Start at the Beginning

Today’s message is a simple one: start writing your story.

Worrying too long and too hard about how to start a story can make a writer freeze up. Stop worrying. Stop overthinking. Start writing.

There’s a difference between a work’s beginning and starting to work. –Twyla Tharp

I mean, it matters immensely how you start. But also, it doesn’t matter at all how you start.

It doesn’t matter because that you start writing is the most important thing, and it doesn’t matter because, no matter how you begin your story, there’s a good chance you’ve got it wrong. The beginning of your story is probably going to be awful. Get comfortable with that. Make peace with that. Learn to soak in that.

It’s a blessing you won’t realize how dreadful your beginning is until you finish your first draft and come back to the beginning to revise. That’s okay. You’ll fix it in rewrites. For now, get your story down on the page. And then steel yourself. It’s going to be bad. Or at the very least, not good.

My own experience is that once a story has been written, one has to cross out the beginning and the end. It is there that we authors do most of our lying. –Anton Chekhov

Around this time last year, I sent my mentor, Tod Goldberg, the first 118 pages of a novel I’d started. Halfway down page 58, Tod told me. That’s where my story started. Halfway. Down. Page. 58. The first 57.5 pages had to go.

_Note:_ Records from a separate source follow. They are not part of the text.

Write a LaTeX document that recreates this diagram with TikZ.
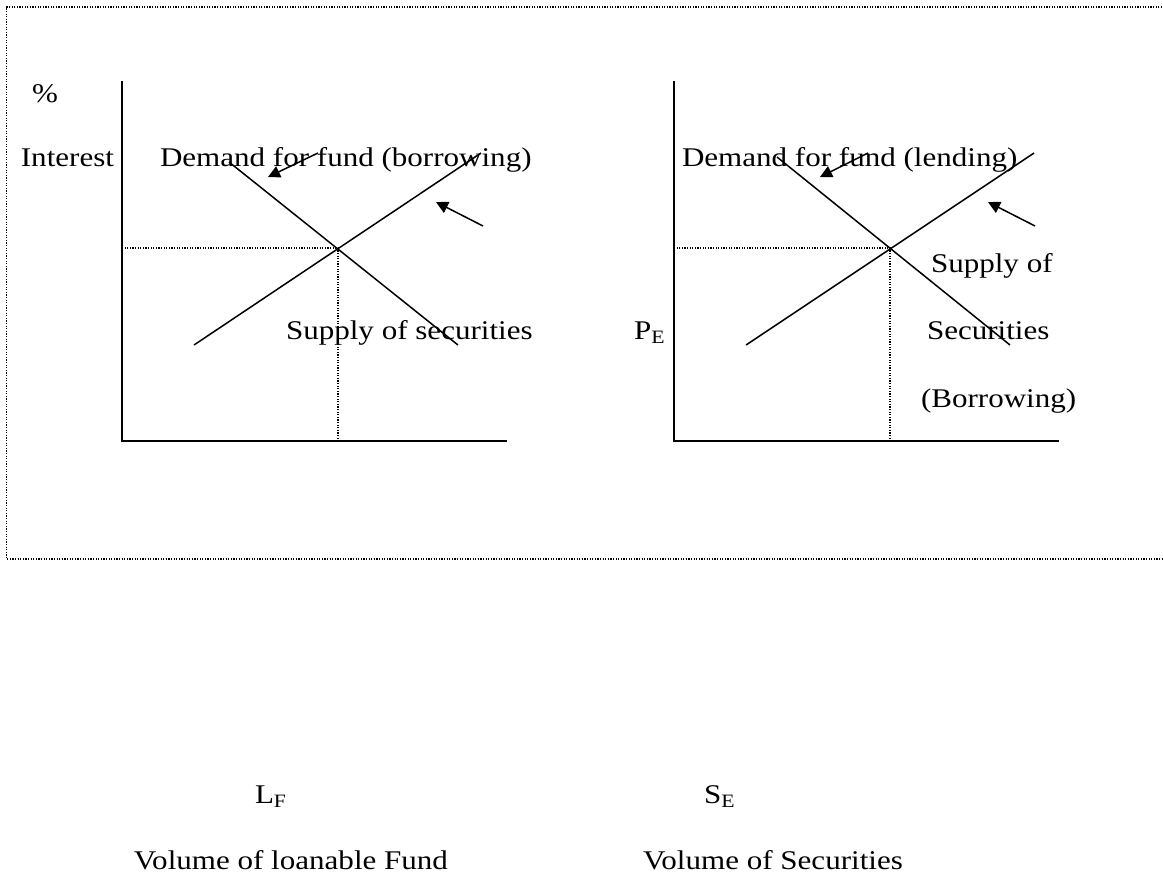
\documentclass[tikz,border=0pt]{standalone}
\usepackage{fontspec}
\setmainfont{Liberation Serif}[FakeStretch=1.15]
\usetikzlibrary{arrows.meta}

\begin{document}
\begin{tikzpicture}[x=0.5pt, y=-0.5pt]
    \tikzset{
      axis/.style = {line width=1pt},
      curve/.style = {line width=0.75pt},
      guide/.style = {line width=0.6pt, dash pattern=on 0.6pt off 0.7pt},
      pointer/.style = {line width=0.75pt,
      -{Triangle[length=6pt, width=6pt]}},
      lbl/.style = {inner sep=0pt, outer sep=0pt,
      font=\fontsize{13.5}{16}\selectfont} % text size
    }
    \useasboundingbox (0,0) rectangle (1163,875);

    % dotted frame, open on the right
    \coordinate (ftr) at (1175,7);
    \coordinate (ftl) at (6.5,7);
    \coordinate (fbl) at (6.5,559);
    \coordinate (fbr) at (1175,559);
    \draw[guide] (ftr) -- (ftl) -- (fbl) -- (fbr);

    % left panel: loanable funds
    \coordinate (y1) at (122,81);
    \coordinate (o1) at (122,441);
    \coordinate (x1) at (507,441);
    \draw[axis] (y1) -- (o1) -- (x1);

    \coordinate (d1a) at (229,162);
    \coordinate (d1b) at (458,345);
    \coordinate (s1a) at (194,345);
    \coordinate (s1b) at (481,153);
    \draw[curve]
      (d1a) edge (d1b)
      (s1a) edge (s1b)
    ;

    \coordinate (e1) at (338,248);
    \coordinate (e1y) at (122,248);
    \coordinate (e1x) at (338,441);
    \draw[guide] (e1y) -- (e1) -- (e1x);

    \coordinate (p1a) at (318,153);
    \coordinate (p1b) at (268,177);
    \coordinate (q1a) at (483,226);
    \coordinate (q1b) at (436,202);
    \draw[pointer] (p1a) -- (p1b);
    \draw[pointer] (q1a) -- (q1b);

    \node[lbl, anchor=base] (pct) at (45,102) {\%};
    \node[lbl, anchor=base east] (int) at (114,166) {Interest};
    \node[lbl, anchor=base west] (dem1) at (160,166) {Demand for fund (borrowing)};
    \node[lbl, anchor=base west] (sup1) at (286,339) {Supply of securities};

    % right panel: securities
    \coordinate (y2) at (674,81);
    \coordinate (o2) at (674,441);
    \coordinate (x2) at (1059,441);
    \draw[axis] (y2) -- (o2) -- (x2);

    \coordinate (d2a) at (777,157);
    \coordinate (d2b) at (1010,345);
    \coordinate (s2a) at (746,345);
    \coordinate (s2b) at (1034,153);
    \draw[curve]
      (d2a) edge (d2b)
      (s2a) edge (s2b)
    ;

    \coordinate (e2) at (890,248);
    \coordinate (e2y) at (674,248);
    \coordinate (e2x) at (890,441);
    \draw[guide] (e2y) -- (e2) -- (e2x);

    \coordinate (p2a) at (868,153);
    \coordinate (p2b) at (820,177);
    \coordinate (q2a) at (1035,226);
    \coordinate (q2b) at (988,202);
    \draw[pointer] (p2a) -- (p2b);
    \draw[pointer] (q2a) -- (q2b);

    \node[lbl, anchor=base west] (dem2) at (682,166) {Demand for fund (lending)};
    \node[lbl, anchor=base west] (pe) at (634,339) {P\textsubscript{E}};
    \node[lbl, anchor=base west] (sup2a) at (931,272) {Supply of};
    \node[lbl, anchor=base west] (sup2b) at (927,339) {Securities};
    \node[lbl, anchor=base west] (sup2c) at (921,407) {(Borrowing)};

    % quantity labels below
    \node[lbl, anchor=base west] (lf) at (255,803) {L\textsubscript{F}};
    \node[lbl, anchor=base west] (se) at (704,803) {S\textsubscript{E}};
    \node[lbl, anchor=base east] (vol1) at (448,869) {Volume of loanable Fund};
    \node[lbl, anchor=base west] (vol2) at (643,869) {Volume of Securities};
\end{tikzpicture}
\end{document}
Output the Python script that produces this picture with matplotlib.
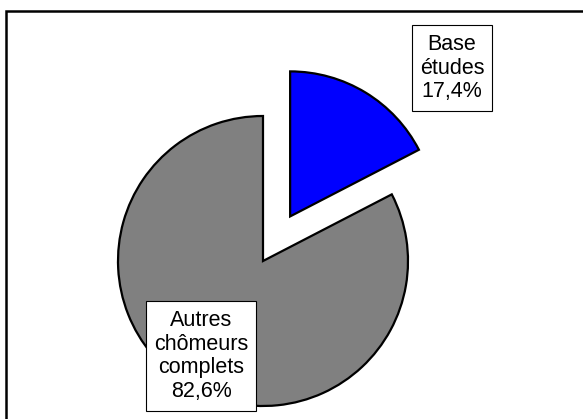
import matplotlib

matplotlib.use("Agg")
import matplotlib.pyplot as plt
from matplotlib.patches import Rectangle

plt.rcParams["font.family"] = ["Liberation Sans", "DejaVu Sans"]

# part des chômeurs complets indemnisés
LABELS = ["Base études", "Autres chômeurs complets"]
SHARES = [17.4, 82.6]
LABEL_TEXTS = ["Base\nétudes\n17,4%", "Autres\nchômeurs\ncomplets\n82,6%"]
COLORS = ["#0000FF", "#808080"]
EXPLODE = [0.36, 0.0]

W, H = 583, 419
RADIUS = 145
figure = plt.figure(figsize=(W / 100, H / 100), dpi=100)
axis = figure.add_axes([0, 0, 1, 1])

# pie() décale d'explode en unités de données, pas en fraction du rayon
axis.pie(
    SHARES,
    explode=[value * RADIUS for value in EXPLODE],
    colors=COLORS,
    startangle=90,
    counterclock=False,
    center=(263, H - 261),
    radius=RADIUS,
    wedgeprops={"edgecolor": "black", "linewidth": 1.6},
    frame=True,
)
axis.set_xlim(0, W)
axis.set_ylim(0, H)
axis.set_aspect("equal")
axis.axis("off")

box = {"boxstyle": "square,pad=0.38", "facecolor": "white", "edgecolor": "black", "linewidth": 0.8}
axis.text(452, H - 68, LABEL_TEXTS[0], ha="center", va="center", fontsize=15.5,
          linespacing=1.18, bbox=box)
axis.text(201, H - 356, LABEL_TEXTS[1], ha="center", va="center", fontsize=15.5,
          linespacing=1.18, bbox=box)

# cadre extérieur (bords droit et bas hors image)
figure.patches.append(
    Rectangle((6 / W, -0.2), 1.2, 1.2 - 11 / H,
              transform=figure.transFigure, fill=False, edgecolor="black",
              linewidth=1.8, clip_on=False)
)

figure.savefig("out.png", dpi=100)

That is an extreme example that I won’t go into. I’ll save it for another time. Suffice it to say, I made a lot of mistakes. But you don’t have to repeat them. It doesn’t have to be that bad.

Don’t really start just any old place. Keep the following things in mind and try to start in the right place to save yourself some effort and some tears down the road:

  1. The best place to start is generally in medias res–in the middle of things. Start in the thick of the action. Immediately engage your readers and pull them into your story.
  2. Along those same lines, avoid “throat clearing,” that tendency we have to start a story with lengthy, boring backstory and descriptions of characters and places. If you need to write all that for yourself, to get into the story, by all means do. Then ruthlessly delete it from your next draft.
  3. Once you’ve gotten a full draft down on paper, go back and spend a lot of time perfecting that beginning. Write a killer opening paragraph–you’ll be amazed at the details, descriptions, and backstory you can sneak into an interesting and engaging opening paragraph when you put the work in. Your opening paragraph can do so much heavy lifting if you’ll only let it. But it has to be engaging to read all the same.
  4. Spend even more time crafting an opening line that takes a reader’s breath away. Try this one, the opening line from Jill Alexander Essbaum’s novel Hausfrau: “Anna was a good wife, mostly.” Six words. So good the publisher put it on the book cover. How often does that happen? Or this one, the opening line from Tod Goldberg’s Gangsterland: “When Sal Cupertine was going to kill a guy, he’d walk right up and shoot him in the back of the head.” Sold! Any reader worth their library card has to keep reading. As a writer, that’s your job–give your readers a reason to keep reading.
  5. Get a friend you trust to tell you where your story starts. My friend Jackie DesForges is the story beginning whisperer. She instinctively knows where a story should start. When her friends can’t kill their own darlings, she will happily kill them for us.

“Cut this. And this. And this.” Slash slash slash. “Your story starts here.” –story whisperer Jackie DesForges

WRITER TIP: Start writing your story. Start in the middle of the action. If you’re not sure where that is, then start at the beginning and work your way toward it. Once you get there, cut out all the stuff that is not it.